Topswara.com -- Pernyataan Menteri Keuangan Sri Mulyani yang menyamakan kewajiban membayar pajak dengan ibadah zakat dan wakaf memicu diskusi luas di tengah masyarakat (cnbcindonesia, 14/08/2025). Ungkapan tersebut dinilai sebagai upaya pemerintah untuk meningkatkan penerimaan negara yang sedang menurun.
Kondisi ini memperlihatkan betapa vitalnya peran pajak dalam menopang perekonomian Indonesia saat ini. Hingga kini, pajak tetap menjadi tulang punggung Anggaran Pendapatan dan Belanja Negara (APBN).
Demi mengamankan pendapatan, pemerintah tidak hanya mengandalkan jenis pajak yang ada, tetapi juga memperluas cakupannya, seperti pajak karbon, pajak warisan, dan pajak atas kepemilikan rumah ketiga menjadi contoh target baru yang sedang diincar.
Sementara itu, pajak yang sudah berlaku, seperti Pajak Bumi dan Bangunan (PBB), mengalami kenaikan signifikan dalam beberapa tahun terakhir.
Langkah-langkah ini tentu semakin memberatkan masyarakat, terutama di tengah situasi ekonomi yang belum stabil. Kenaikan pajak yang berulang-ulang menambah beban rakyat kecil, sementara dampak positifnya terhadap kesejahteraan publik seringkali tidak terlihat.
Dalam kerangka kapitalisme yang diadopsi oleh negara, pajak diposisikan sebagai tulang punggung perekonomian. Namun, pada saat yang sama, sumber daya alam yang seharusnya menjadi kekayaan milik bersama justru diserahkan kepada pihak swasta, termasuk perusahaan asing.
Situasi ini menciptakan paradoks dimana rakyat dipaksa menyumbang lebih banyak melalui pajak, sedangkan kekayaan alam yang melimpah tidak sepenuhnya dinikmati untuk kepentingan mereka.
Akibatnya, jurang kesenjangan semakin melebar. Rakyat kecil merasa tercekik oleh beban finansial, sementara kelompok kaya dan korporasi besar justru semakin makmur. Berbagai kebijakan bahkan tampak berpihak kepada pemilik modal.
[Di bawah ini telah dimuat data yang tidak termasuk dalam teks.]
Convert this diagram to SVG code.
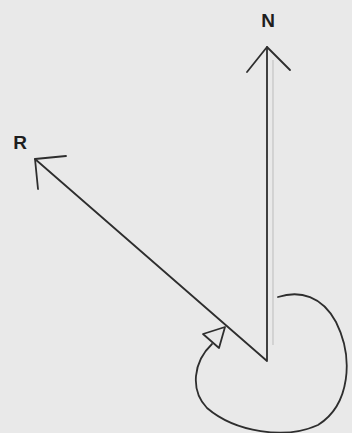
<svg xmlns="http://www.w3.org/2000/svg" width="352" height="433" viewBox="0 0 352 433">
<style>
.bg{fill:#e9e9e9}
.ln{fill:none;stroke:#2e2e2e;stroke-width:1.8;stroke-linecap:round;stroke-linejoin:round}
.faint{fill:none;stroke:#c4c4c4;stroke-width:1.2}
.lbl{font-family:"Liberation Sans",Arial,sans-serif;font-weight:bold;font-size:19px;fill:#1e1e1e}
</style>
<rect class="bg" x="0" y="0" width="352" height="433"/>
<g id="node-N">
<text class="lbl" x="268" y="27" text-anchor="middle">N</text>
</g>
<g id="node-R">
<text class="lbl" x="20" y="149" text-anchor="middle">R</text>
</g>
<g id="connectors">
<line class="faint" x1="273" y1="60" x2="273" y2="345"/>
<path class="ln" d="M267 47 L267 361 L35 159"/>
<path class="ln" d="M247 72 L267 47 L290 70"/>
<path class="ln" d="M66 156 L35 159 L38 189"/>
<path class="ln" d="M278 297 C300 290 322 296 336 322 C354 358 350 405 318 425 C285 440 235 432 207 408 C190 390 193 362 212 344"/>
<path class="ln" d="M203 334 L225 327 L219 348 Z"/>
</g>
</svg>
Undang-undang yang disahkan kerap memfasilitasi kepentingan mereka, termasuk kebijakan pengampunan pajak (tax amnesty) yang memberi keringanan kepada pelanggar pajak dari kalangan elit ekonomi.
Pajak saat ini jelas menjadi beban berat yang dipikul oleh rakyat dan seringkali tidak sebanding dengan manfaat yang mereka terima. Dana yang terkumpul dari pajak kerap dialokasikan untuk proyek-proyek berskala besar yang lebih menguntungkan korporasi dibandingkan meningkatkan kesejahteraan masyarakat miskin.
Alhasil, pajak bukan menjadi alat pemerataan kesejahteraan, tetapi justru memperkokoh dominasi kaum kapitalis atas dasar perekonomian negara.
Berbeda dengan kapitalisme, Islam memiliki pandangan tersendiri terkait kewajiban finansial. Pajak dalam Islam tidak bisa disamakan dengan zakat atau wakaf. Zakat merupakan kewajiban individu Muslim yang hartanya telah mencapai nisab dan haul, sedangkan wakaf bersifat sukarela.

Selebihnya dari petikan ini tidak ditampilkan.